I simply cannot believe that logic is inconsistency as declared by that professor, but sometimes I think I am
clear, however, sometimes my mind is mixed up. Can you justify this?
Thank you for your time.
Qingzhe Huang
Question: Find the recursive relation of number of strictly increasing of positive integers that has 1 as
its first term and n as its last term where n is a positive integer.
Original solution (from author):
Let S(n) be the number of such sequences. A sequence ending with n must consist all
sequences that end in something less than n followed by n as its last term. So,
S(n) = S(1) + S(2) + ...+ S(n-1) where S(1) = 1 and n>=2 (1)
My solution:
Let S(n) be the number of such sequences. Then S(n) = 2xS(n-1) where S(1)=1 and n>=2 (2)

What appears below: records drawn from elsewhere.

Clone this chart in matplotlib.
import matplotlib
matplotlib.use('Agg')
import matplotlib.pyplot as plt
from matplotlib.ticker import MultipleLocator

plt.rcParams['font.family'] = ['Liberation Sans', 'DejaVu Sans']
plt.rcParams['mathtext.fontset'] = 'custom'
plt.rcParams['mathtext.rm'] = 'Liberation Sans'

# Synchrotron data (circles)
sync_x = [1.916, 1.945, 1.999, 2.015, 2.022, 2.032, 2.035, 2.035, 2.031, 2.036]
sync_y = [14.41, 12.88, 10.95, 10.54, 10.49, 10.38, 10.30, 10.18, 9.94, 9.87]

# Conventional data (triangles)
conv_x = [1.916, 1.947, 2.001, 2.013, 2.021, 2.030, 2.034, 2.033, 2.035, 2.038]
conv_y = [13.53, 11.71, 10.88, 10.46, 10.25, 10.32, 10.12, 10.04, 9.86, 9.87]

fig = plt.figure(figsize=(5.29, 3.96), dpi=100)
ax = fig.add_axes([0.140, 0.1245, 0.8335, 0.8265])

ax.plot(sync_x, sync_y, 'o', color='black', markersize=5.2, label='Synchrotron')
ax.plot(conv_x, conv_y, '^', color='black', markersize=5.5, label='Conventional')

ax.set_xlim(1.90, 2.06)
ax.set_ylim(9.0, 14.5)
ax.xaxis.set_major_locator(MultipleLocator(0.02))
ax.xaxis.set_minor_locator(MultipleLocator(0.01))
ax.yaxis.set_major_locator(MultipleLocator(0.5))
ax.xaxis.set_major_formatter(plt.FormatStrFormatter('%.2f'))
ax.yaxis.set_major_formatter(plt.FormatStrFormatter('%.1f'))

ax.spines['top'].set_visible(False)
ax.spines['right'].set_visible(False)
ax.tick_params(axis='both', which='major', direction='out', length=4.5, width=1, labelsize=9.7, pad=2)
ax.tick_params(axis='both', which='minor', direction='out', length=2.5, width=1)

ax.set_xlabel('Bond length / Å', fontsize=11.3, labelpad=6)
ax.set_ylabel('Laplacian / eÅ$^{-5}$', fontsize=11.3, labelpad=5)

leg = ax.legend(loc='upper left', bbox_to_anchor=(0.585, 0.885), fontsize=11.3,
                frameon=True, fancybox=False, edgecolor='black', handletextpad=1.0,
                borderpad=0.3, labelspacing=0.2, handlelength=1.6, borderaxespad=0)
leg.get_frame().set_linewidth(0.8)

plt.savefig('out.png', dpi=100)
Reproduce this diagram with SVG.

proof: Let P(n) be the set of all sequences of strictly increasing that has 1 as its first term and n as
last term. Then every element in P(n+1) can have number n as one of its term or not.
Case 1: Suppose elements in P(n+1) do have n as one of its term, then the sequences are all the sequences
in P(n) followed with n+1 as its last term. So the number is |P(n)|= S(n).
Case 2: Suppose elements in P(n+1) do not have "n" as one of its term, then the sequences are all the
sequences in P(n) without n and followed with n+1 as its last term. And the number of sequences is
still |P(n)|=S(n). Because we get the sequence by removing the last term which is "n".
So, |P(n)| = 2x|P(n-1)| or in term of S(n) = 2xS(n-1)
You can verify that (1) and (2) are equal.